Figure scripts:

— START —

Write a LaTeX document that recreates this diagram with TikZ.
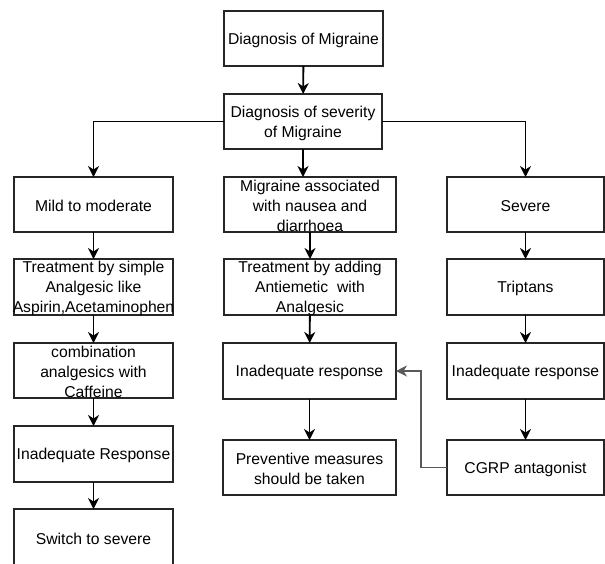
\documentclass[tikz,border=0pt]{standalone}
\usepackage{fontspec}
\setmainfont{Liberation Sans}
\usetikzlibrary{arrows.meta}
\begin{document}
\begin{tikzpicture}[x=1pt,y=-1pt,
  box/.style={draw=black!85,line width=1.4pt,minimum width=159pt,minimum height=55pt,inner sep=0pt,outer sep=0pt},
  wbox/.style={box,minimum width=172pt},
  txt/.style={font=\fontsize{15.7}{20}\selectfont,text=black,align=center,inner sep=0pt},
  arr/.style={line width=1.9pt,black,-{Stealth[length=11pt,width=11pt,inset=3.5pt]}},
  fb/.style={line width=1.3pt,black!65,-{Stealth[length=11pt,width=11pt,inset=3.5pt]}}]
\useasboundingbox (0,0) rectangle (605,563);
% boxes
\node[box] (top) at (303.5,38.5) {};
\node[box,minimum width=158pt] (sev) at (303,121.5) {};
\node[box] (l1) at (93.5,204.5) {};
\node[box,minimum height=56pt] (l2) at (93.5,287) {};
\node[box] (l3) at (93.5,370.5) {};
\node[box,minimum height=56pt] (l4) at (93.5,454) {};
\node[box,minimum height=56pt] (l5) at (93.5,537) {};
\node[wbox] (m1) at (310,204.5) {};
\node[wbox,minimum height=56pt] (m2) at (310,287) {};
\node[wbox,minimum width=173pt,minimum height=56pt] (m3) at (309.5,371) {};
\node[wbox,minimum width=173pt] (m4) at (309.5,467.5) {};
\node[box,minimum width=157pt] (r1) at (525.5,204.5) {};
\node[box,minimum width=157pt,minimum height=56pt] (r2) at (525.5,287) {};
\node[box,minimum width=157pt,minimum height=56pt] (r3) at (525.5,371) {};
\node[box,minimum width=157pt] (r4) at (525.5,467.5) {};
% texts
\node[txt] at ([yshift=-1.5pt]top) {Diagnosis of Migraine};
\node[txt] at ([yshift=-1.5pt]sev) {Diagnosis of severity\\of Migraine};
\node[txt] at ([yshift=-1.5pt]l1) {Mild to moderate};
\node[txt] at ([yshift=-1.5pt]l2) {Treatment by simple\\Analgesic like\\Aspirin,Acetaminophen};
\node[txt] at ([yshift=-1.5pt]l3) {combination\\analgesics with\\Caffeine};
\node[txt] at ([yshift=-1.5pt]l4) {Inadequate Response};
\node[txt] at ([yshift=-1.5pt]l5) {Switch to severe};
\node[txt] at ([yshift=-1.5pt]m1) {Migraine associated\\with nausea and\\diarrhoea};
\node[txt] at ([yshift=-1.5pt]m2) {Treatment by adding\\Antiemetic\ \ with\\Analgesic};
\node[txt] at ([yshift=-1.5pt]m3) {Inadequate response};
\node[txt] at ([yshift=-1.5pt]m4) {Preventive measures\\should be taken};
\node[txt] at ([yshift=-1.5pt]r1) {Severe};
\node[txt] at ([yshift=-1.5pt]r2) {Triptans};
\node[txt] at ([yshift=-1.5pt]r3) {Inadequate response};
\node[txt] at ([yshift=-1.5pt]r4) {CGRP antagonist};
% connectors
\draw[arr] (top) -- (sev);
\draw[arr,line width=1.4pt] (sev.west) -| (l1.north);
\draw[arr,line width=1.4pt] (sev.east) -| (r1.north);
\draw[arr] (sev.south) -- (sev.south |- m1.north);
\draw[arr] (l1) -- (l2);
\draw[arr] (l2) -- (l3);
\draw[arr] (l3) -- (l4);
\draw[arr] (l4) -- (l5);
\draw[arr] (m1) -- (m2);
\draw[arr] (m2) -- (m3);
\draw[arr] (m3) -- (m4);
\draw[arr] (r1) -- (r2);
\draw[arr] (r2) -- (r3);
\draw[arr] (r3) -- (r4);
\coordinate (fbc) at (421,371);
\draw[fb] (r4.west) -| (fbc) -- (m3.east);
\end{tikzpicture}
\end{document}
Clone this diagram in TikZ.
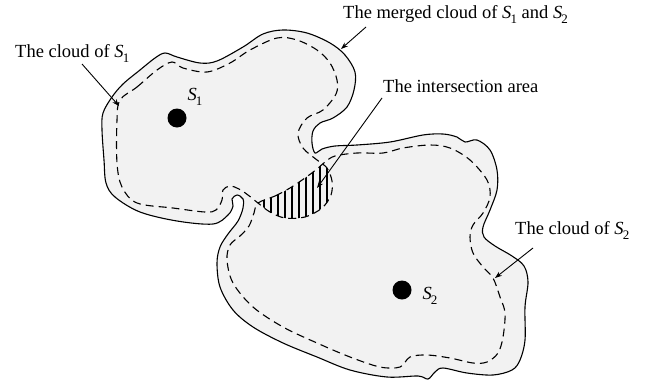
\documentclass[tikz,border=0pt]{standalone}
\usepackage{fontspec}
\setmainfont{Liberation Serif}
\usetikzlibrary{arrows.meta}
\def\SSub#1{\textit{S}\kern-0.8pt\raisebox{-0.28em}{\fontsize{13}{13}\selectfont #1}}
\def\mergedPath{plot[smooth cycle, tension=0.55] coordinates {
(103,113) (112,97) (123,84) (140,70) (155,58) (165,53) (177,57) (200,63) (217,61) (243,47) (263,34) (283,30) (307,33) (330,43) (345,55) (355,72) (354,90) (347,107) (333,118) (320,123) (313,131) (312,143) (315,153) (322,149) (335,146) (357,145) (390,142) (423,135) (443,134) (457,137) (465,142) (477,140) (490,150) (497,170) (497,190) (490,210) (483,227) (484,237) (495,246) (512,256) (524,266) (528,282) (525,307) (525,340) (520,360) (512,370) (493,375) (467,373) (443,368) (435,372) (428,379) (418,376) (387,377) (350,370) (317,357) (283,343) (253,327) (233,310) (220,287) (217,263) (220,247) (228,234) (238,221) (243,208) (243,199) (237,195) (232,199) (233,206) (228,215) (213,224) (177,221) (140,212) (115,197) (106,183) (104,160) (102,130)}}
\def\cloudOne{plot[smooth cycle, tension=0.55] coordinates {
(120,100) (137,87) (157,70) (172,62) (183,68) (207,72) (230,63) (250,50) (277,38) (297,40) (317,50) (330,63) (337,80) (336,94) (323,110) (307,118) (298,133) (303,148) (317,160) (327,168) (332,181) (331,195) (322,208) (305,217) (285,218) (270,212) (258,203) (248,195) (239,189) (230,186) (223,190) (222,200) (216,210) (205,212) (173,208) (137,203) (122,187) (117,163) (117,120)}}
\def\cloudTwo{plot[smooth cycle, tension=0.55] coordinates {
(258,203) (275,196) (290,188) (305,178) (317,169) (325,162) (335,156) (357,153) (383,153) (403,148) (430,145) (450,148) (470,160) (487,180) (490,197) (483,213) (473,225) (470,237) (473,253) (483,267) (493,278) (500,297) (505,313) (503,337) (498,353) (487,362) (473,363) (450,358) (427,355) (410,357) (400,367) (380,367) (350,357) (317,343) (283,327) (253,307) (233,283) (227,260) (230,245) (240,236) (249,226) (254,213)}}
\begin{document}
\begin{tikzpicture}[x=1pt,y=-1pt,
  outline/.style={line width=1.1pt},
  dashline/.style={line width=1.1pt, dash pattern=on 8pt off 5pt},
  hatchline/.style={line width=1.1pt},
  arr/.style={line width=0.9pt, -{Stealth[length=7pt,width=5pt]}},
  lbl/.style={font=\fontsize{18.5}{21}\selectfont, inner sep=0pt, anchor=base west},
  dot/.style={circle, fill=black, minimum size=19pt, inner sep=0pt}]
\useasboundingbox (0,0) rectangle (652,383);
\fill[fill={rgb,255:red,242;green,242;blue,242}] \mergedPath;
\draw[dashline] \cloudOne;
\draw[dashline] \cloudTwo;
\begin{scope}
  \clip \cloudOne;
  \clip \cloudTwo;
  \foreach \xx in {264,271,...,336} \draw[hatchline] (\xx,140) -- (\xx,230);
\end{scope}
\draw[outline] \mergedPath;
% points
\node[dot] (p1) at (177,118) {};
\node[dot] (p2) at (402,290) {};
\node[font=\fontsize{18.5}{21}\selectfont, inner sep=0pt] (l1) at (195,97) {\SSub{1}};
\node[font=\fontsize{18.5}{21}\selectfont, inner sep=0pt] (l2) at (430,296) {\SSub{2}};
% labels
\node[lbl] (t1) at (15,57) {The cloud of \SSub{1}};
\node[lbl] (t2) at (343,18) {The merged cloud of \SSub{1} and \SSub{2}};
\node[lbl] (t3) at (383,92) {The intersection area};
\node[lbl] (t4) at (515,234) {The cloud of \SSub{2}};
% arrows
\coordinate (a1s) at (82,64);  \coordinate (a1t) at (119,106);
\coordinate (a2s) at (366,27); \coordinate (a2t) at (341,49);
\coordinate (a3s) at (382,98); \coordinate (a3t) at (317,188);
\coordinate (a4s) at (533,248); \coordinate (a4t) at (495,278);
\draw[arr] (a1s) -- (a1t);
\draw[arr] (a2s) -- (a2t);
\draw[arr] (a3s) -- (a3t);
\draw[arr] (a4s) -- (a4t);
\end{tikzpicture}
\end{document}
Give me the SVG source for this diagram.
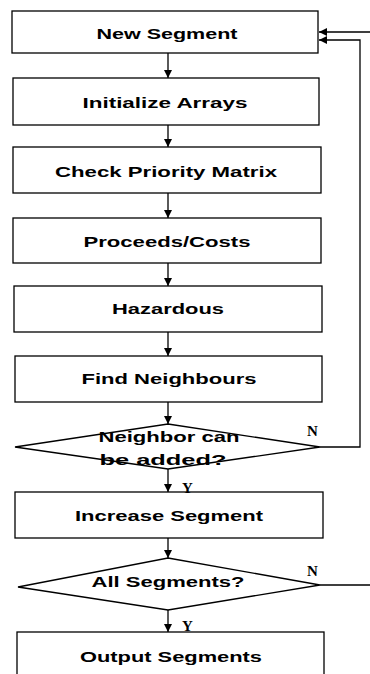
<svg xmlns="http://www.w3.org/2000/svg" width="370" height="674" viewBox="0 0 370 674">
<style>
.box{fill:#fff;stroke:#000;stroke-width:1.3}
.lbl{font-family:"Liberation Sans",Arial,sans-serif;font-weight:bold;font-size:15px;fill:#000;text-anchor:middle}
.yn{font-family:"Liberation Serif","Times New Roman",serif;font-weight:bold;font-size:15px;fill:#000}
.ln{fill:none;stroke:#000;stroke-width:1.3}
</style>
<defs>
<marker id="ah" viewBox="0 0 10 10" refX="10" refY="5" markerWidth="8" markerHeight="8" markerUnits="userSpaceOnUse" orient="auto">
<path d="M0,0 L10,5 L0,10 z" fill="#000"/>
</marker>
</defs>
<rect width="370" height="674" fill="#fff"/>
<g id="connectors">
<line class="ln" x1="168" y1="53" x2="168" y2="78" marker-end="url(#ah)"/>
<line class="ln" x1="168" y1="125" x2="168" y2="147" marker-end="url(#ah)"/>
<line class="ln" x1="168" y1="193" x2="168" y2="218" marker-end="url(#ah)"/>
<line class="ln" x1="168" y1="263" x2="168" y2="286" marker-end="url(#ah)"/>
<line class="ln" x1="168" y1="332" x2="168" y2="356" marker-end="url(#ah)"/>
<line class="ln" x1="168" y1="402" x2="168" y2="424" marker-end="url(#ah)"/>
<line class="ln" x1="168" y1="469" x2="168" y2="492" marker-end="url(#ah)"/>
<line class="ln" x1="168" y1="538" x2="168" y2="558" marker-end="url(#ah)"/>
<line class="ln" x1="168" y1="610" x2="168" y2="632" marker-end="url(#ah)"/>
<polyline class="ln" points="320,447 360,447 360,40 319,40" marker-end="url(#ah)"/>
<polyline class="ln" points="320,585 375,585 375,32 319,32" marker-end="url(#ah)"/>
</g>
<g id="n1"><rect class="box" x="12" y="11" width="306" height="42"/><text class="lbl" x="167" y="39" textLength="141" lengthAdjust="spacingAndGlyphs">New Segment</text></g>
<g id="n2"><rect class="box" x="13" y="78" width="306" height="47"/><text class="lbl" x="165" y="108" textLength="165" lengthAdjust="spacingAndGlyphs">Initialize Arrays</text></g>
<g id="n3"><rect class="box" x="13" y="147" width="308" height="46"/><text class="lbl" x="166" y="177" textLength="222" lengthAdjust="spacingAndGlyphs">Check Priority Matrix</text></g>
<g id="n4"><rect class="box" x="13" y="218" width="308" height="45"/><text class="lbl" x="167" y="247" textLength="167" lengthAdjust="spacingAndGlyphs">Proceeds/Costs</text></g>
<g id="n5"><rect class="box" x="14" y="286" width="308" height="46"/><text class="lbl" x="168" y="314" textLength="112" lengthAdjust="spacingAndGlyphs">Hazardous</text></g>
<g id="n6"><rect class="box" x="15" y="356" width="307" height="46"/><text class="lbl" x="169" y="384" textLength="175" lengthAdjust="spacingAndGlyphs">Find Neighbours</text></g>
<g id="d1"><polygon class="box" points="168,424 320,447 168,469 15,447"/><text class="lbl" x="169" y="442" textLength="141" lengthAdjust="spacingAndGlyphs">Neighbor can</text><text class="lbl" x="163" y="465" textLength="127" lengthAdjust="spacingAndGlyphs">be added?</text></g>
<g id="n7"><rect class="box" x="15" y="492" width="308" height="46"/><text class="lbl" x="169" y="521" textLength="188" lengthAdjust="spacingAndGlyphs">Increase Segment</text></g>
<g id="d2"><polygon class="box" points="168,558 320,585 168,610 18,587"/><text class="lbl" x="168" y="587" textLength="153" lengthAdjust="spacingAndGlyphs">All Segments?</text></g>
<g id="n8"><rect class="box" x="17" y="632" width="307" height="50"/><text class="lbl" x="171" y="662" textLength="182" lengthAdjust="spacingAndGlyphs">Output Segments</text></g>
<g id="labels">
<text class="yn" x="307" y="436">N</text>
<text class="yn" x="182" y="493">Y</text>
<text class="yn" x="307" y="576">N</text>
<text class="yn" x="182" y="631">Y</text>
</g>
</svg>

— END —

_Goal_
Go through the entries and return each line where the word "with" appears.

_Exercise result_
Write a LaTeX document that recreates this diagram with TikZ.
\node[txt] at ([yshift=-1.5pt]l3) {combination\\analgesics with\\Caffeine};
\node[txt] at ([yshift=-1.5pt]m1) {Migraine associated\\with nausea and\\diarrhoea};
\node[txt] at ([yshift=-1.5pt]m2) {Treatment by adding\\Antiemetic\ \ with\\Analgesic};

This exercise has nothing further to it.